# Configure Microsoft Single Image 2010 starts up with Outlook



## jill-c (Dec 24, 2010)

Every time I start Outlook there is an installer with says it is configuring Microsoft Single Image 2010 - this runs for a couple of minutes and then Outlook opens up. The other office programs open up fine. I have found lots of pleas for help on other forums and nobody seems to have an answer that works for me.
Can you assist?


----------



## Stephen Bowles (Jan 28, 2011)

Has this problem always happened, from the moment you installed Office/Outlook?

As it sounds as if you have already taken a good look around the web for clues, I think I could probably assume the following, but just in case.

If you have multiple versions of Outlook/Office installed, have you tried uninstalling the older versions?

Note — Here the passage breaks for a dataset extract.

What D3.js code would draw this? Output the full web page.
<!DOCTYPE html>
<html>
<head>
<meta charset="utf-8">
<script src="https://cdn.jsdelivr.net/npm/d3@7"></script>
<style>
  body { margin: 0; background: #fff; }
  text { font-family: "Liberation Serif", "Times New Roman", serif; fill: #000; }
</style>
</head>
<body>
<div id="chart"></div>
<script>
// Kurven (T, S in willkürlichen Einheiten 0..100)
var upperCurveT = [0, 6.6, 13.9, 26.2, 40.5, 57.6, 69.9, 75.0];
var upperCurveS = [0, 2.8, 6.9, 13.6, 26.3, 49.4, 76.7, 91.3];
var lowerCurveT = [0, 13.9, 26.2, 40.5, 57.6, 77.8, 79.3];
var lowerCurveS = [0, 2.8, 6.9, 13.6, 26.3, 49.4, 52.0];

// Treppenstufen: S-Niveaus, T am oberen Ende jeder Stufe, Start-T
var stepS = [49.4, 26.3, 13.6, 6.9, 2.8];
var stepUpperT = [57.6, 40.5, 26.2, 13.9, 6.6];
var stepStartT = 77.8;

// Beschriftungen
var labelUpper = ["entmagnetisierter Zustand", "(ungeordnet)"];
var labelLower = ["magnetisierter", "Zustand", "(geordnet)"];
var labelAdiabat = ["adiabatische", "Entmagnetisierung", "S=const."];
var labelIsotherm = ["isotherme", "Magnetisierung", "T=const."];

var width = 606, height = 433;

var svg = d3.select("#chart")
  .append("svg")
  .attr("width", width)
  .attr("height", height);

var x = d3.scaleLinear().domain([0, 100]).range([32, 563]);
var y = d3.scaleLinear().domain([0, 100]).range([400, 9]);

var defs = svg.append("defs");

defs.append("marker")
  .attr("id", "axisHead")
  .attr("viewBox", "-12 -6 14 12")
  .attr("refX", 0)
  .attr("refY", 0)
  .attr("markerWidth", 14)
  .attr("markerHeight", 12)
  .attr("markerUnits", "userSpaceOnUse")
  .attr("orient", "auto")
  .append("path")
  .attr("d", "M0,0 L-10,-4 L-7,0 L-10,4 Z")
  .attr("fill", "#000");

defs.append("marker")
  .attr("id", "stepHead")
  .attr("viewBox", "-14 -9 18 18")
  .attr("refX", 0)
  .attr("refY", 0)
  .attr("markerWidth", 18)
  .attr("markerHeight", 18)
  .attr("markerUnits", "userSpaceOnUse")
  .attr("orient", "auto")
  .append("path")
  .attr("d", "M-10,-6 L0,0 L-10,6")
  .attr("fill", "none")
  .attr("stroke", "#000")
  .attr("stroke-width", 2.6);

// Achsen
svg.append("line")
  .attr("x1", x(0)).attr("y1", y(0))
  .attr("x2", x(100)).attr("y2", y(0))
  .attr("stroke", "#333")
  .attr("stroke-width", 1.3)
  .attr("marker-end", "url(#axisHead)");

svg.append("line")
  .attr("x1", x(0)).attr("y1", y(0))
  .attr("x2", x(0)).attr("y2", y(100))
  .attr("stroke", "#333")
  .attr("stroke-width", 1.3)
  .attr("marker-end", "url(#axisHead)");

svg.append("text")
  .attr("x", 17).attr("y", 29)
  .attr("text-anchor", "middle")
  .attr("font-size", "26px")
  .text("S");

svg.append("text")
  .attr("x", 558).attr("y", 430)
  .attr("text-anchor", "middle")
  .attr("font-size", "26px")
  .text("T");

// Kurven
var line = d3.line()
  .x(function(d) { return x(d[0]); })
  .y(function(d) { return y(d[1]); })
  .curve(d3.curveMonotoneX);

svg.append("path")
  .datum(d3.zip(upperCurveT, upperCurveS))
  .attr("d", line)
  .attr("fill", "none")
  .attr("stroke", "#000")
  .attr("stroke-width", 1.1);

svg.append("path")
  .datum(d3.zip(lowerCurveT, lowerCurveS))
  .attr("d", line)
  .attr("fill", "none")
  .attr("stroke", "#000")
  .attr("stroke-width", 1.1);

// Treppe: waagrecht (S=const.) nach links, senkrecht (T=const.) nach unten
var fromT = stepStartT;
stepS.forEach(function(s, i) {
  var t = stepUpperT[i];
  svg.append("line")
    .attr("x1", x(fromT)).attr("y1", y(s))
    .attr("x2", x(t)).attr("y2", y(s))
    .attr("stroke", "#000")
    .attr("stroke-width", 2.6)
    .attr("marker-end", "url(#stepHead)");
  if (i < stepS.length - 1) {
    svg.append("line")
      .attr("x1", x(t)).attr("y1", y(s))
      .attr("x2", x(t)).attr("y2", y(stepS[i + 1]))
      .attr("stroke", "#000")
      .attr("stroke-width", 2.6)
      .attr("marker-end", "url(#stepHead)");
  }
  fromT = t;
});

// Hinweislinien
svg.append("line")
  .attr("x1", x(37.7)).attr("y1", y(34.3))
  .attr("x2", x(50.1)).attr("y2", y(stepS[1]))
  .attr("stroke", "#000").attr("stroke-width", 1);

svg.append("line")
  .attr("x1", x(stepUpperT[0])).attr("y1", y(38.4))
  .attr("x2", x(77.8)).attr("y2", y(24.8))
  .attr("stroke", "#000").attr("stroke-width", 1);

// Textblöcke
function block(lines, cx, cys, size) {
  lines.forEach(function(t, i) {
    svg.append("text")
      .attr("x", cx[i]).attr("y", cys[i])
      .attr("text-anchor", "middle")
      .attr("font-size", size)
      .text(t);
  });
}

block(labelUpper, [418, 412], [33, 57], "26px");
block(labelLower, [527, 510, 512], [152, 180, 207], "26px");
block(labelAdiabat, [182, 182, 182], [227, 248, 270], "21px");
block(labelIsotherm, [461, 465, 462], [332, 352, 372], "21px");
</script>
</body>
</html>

How do you open Outlook, is it from a shortcut? If so, have you tried going to the Office folder and launching the executable directly, does the same thing still happen? It should be located here, if Microsoft Office 2010 ..\Microsoft Office\Office14 - Outlook.exe


----------



## jill-c (Dec 24, 2010)

I solved it. My solution: In Add/Remove programs, select Change and then find Outlook - expand the listing and click on ALL components/add-ons to run from the Computer.
It took me a week to figure it out - simple really.


----------



## Stephen Bowles (Jan 28, 2011)

Glad you solved it.


----------